Work to complete | Your job is to retype all of the data word for word, leaving every image out.

Source material |
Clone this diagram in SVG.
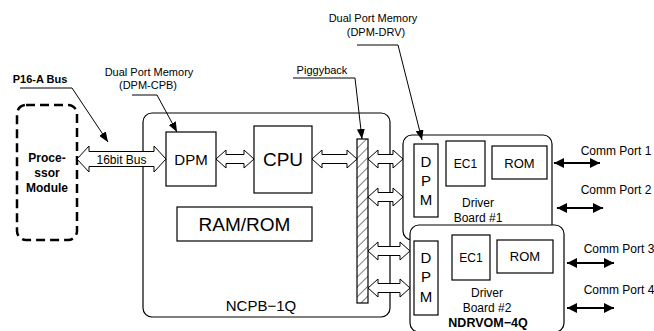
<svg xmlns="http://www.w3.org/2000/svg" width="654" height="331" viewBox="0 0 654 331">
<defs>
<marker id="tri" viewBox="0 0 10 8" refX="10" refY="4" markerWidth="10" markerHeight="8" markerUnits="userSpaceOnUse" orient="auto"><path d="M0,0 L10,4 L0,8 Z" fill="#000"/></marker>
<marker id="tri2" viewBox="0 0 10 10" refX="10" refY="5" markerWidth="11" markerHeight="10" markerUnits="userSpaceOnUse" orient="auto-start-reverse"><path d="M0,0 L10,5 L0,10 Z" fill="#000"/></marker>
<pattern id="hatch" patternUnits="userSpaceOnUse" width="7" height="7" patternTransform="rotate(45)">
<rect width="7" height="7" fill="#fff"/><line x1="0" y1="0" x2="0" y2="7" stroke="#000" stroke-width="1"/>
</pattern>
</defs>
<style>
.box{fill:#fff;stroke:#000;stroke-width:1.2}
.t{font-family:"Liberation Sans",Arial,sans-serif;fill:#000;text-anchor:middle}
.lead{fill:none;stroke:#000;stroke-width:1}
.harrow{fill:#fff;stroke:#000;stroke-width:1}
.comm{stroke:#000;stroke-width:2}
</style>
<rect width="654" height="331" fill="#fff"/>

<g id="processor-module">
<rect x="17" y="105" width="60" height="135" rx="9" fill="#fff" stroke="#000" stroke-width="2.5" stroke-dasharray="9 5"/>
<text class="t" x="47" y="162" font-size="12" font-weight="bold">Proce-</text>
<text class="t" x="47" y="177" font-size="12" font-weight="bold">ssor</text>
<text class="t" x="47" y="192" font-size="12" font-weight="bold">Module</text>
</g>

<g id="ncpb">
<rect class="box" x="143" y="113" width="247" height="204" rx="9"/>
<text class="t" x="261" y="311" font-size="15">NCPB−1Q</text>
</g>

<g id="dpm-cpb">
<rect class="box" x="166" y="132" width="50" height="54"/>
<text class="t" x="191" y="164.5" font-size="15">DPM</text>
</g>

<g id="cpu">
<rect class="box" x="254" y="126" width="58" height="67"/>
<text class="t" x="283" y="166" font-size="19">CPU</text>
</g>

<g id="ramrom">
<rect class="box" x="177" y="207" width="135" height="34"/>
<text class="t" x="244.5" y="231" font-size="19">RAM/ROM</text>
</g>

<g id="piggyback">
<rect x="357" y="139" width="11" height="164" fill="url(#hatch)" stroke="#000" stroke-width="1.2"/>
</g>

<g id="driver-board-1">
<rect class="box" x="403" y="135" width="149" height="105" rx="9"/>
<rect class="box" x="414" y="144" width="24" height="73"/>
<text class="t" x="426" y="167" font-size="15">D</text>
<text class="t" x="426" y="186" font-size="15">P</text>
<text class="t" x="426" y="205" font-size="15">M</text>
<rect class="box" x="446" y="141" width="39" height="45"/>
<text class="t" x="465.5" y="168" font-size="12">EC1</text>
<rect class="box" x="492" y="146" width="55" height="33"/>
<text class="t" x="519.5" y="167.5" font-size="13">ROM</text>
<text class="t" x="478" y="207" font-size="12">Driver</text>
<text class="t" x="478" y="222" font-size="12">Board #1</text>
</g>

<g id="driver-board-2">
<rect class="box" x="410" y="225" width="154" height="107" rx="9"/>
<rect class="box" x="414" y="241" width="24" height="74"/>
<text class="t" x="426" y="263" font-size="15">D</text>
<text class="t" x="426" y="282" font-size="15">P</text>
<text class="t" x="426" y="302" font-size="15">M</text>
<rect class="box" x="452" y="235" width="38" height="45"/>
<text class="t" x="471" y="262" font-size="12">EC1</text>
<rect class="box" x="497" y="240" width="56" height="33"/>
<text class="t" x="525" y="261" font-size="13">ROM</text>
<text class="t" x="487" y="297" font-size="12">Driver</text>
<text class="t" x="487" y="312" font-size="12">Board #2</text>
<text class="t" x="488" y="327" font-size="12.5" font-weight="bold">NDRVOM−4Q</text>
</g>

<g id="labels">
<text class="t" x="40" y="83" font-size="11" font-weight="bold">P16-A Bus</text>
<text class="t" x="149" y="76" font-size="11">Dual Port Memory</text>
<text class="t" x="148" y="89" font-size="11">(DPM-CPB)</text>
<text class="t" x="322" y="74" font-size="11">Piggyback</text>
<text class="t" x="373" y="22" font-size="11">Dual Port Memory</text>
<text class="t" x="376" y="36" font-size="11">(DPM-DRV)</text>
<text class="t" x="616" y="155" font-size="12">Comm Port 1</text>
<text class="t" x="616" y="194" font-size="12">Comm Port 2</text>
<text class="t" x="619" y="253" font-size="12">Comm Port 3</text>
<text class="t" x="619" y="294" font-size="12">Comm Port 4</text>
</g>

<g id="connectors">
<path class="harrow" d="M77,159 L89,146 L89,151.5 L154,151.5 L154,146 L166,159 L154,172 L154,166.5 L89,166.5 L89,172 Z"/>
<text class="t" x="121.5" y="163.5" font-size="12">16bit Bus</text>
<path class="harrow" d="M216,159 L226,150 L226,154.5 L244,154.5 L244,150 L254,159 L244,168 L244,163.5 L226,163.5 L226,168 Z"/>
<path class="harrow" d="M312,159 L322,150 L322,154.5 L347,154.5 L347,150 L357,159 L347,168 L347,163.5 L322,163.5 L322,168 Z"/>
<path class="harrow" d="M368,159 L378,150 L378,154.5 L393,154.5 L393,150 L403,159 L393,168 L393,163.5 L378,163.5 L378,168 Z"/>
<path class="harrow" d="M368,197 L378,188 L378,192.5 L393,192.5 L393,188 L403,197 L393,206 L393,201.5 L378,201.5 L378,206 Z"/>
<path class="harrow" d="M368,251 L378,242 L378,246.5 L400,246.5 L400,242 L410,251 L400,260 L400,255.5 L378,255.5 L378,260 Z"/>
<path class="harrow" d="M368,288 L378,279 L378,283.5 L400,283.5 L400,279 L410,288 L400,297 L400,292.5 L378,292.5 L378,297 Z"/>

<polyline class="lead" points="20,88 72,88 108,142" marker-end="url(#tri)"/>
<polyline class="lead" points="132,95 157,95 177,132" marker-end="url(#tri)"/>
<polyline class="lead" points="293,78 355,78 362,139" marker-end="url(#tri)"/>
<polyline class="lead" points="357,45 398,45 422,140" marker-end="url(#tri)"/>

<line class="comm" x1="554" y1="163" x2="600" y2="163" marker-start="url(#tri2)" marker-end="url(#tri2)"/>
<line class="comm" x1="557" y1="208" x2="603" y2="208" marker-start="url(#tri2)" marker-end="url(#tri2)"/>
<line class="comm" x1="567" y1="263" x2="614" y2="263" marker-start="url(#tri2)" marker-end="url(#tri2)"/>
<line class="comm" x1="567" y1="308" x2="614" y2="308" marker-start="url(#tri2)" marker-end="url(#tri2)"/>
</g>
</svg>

Written answer |
Clone this diagram in SVG.
<svg xmlns="http://www.w3.org/2000/svg" width="654" height="331" viewBox="0 0 654 331">
<defs>
<marker id="tri" viewBox="0 0 10 8" refX="10" refY="4" markerWidth="10" markerHeight="8" markerUnits="userSpaceOnUse" orient="auto"><path d="M0,0 L10,4 L0,8 Z" fill="#000"/></marker>
<marker id="tri2" viewBox="0 0 10 10" refX="10" refY="5" markerWidth="11" markerHeight="10" markerUnits="userSpaceOnUse" orient="auto-start-reverse"><path d="M0,0 L10,5 L0,10 Z" fill="#000"/></marker>
<pattern id="hatch" patternUnits="userSpaceOnUse" width="7" height="7" patternTransform="rotate(45)">
<rect width="7" height="7" fill="#fff"/><line x1="0" y1="0" x2="0" y2="7" stroke="#000" stroke-width="1"/>
</pattern>
</defs>
<style>
.box{fill:#fff;stroke:#000;stroke-width:1.2}
.t{font-family:"Liberation Sans",Arial,sans-serif;fill:#000;text-anchor:middle}
.lead{fill:none;stroke:#000;stroke-width:1}
.harrow{fill:#fff;stroke:#000;stroke-width:1}
.comm{stroke:#000;stroke-width:2}
</style>
<rect width="654" height="331" fill="#fff"/>

<g id="processor-module">
<rect x="17" y="105" width="60" height="135" rx="9" fill="#fff" stroke="#000" stroke-width="2.5" stroke-dasharray="9 5"/>
<text class="t" x="47" y="162" font-size="12" font-weight="bold">Proce-</text>
<text class="t" x="47" y="177" font-size="12" font-weight="bold">ssor</text>
<text class="t" x="47" y="192" font-size="12" font-weight="bold">Module</text>
</g>

<g id="ncpb">
<rect class="box" x="143" y="113" width="247" height="204" rx="9"/>
<text class="t" x="261" y="311" font-size="15">NCPB−1Q</text>
</g>

<g id="dpm-cpb">
<rect class="box" x="166" y="132" width="50" height="54"/>
<text class="t" x="191" y="164.5" font-size="15">DPM</text>
</g>

<g id="cpu">
<rect class="box" x="254" y="126" width="58" height="67"/>
<text class="t" x="283" y="166" font-size="19">CPU</text>
</g>

<g id="ramrom">
<rect class="box" x="177" y="207" width="135" height="34"/>
<text class="t" x="244.5" y="231" font-size="19">RAM/ROM</text>
</g>

<g id="piggyback">
<rect x="357" y="139" width="11" height="164" fill="url(#hatch)" stroke="#000" stroke-width="1.2"/>
</g>

<g id="driver-board-1">
<rect class="box" x="403" y="135" width="149" height="105" rx="9"/>
<rect class="box" x="414" y="144" width="24" height="73"/>
<text class="t" x="426" y="167" font-size="15">D</text>
<text class="t" x="426" y="186" font-size="15">P</text>
<text class="t" x="426" y="205" font-size="15">M</text>
<rect class="box" x="446" y="141" width="39" height="45"/>
<text class="t" x="465.5" y="168" font-size="12">EC1</text>
<rect class="box" x="492" y="146" width="55" height="33"/>
<text class="t" x="519.5" y="167.5" font-size="13">ROM</text>
<text class="t" x="478" y="207" font-size="12">Driver</text>
<text class="t" x="478" y="222" font-size="12">Board #1</text>
</g>

<g id="driver-board-2">
<rect class="box" x="410" y="225" width="154" height="107" rx="9"/>
<rect class="box" x="414" y="241" width="24" height="74"/>
<text class="t" x="426" y="263" font-size="15">D</text>
<text class="t" x="426" y="282" font-size="15">P</text>
<text class="t" x="426" y="302" font-size="15">M</text>
<rect class="box" x="452" y="235" width="38" height="45"/>
<text class="t" x="471" y="262" font-size="12">EC1</text>
<rect class="box" x="497" y="240" width="56" height="33"/>
<text class="t" x="525" y="261" font-size="13">ROM</text>
<text class="t" x="487" y="297" font-size="12">Driver</text>
<text class="t" x="487" y="312" font-size="12">Board #2</text>
<text class="t" x="488" y="327" font-size="12.5" font-weight="bold">NDRVOM−4Q</text>
</g>

<g id="labels">
<text class="t" x="40" y="83" font-size="11" font-weight="bold">P16-A Bus</text>
<text class="t" x="149" y="76" font-size="11">Dual Port Memory</text>
<text class="t" x="148" y="89" font-size="11">(DPM-CPB)</text>
<text class="t" x="322" y="74" font-size="11">Piggyback</text>
<text class="t" x="373" y="22" font-size="11">Dual Port Memory</text>
<text class="t" x="376" y="36" font-size="11">(DPM-DRV)</text>
<text class="t" x="616" y="155" font-size="12">Comm Port 1</text>
<text class="t" x="616" y="194" font-size="12">Comm Port 2</text>
<text class="t" x="619" y="253" font-size="12">Comm Port 3</text>
<text class="t" x="619" y="294" font-size="12">Comm Port 4</text>
</g>

<g id="connectors">
<path class="harrow" d="M77,159 L89,146 L89,151.5 L154,151.5 L154,146 L166,159 L154,172 L154,166.5 L89,166.5 L89,172 Z"/>
<text class="t" x="121.5" y="163.5" font-size="12">16bit Bus</text>
<path class="harrow" d="M216,159 L226,150 L226,154.5 L244,154.5 L244,150 L254,159 L244,168 L244,163.5 L226,163.5 L226,168 Z"/>
<path class="harrow" d="M312,159 L322,150 L322,154.5 L347,154.5 L347,150 L357,159 L347,168 L347,163.5 L322,163.5 L322,168 Z"/>
<path class="harrow" d="M368,159 L378,150 L378,154.5 L393,154.5 L393,150 L403,159 L393,168 L393,163.5 L378,163.5 L378,168 Z"/>
<path class="harrow" d="M368,197 L378,188 L378,192.5 L393,192.5 L393,188 L403,197 L393,206 L393,201.5 L378,201.5 L378,206 Z"/>
<path class="harrow" d="M368,251 L378,242 L378,246.5 L400,246.5 L400,242 L410,251 L400,260 L400,255.5 L378,255.5 L378,260 Z"/>
<path class="harrow" d="M368,288 L378,279 L378,283.5 L400,283.5 L400,279 L410,288 L400,297 L400,292.5 L378,292.5 L378,297 Z"/>

<polyline class="lead" points="20,88 72,88 108,142" marker-end="url(#tri)"/>
<polyline class="lead" points="132,95 157,95 177,132" marker-end="url(#tri)"/>
<polyline class="lead" points="293,78 355,78 362,139" marker-end="url(#tri)"/>
<polyline class="lead" points="357,45 398,45 422,140" marker-end="url(#tri)"/>

<line class="comm" x1="554" y1="163" x2="600" y2="163" marker-start="url(#tri2)" marker-end="url(#tri2)"/>
<line class="comm" x1="557" y1="208" x2="603" y2="208" marker-start="url(#tri2)" marker-end="url(#tri2)"/>
<line class="comm" x1="567" y1="263" x2="614" y2="263" marker-start="url(#tri2)" marker-end="url(#tri2)"/>
<line class="comm" x1="567" y1="308" x2="614" y2="308" marker-start="url(#tri2)" marker-end="url(#tri2)"/>
</g>
</svg>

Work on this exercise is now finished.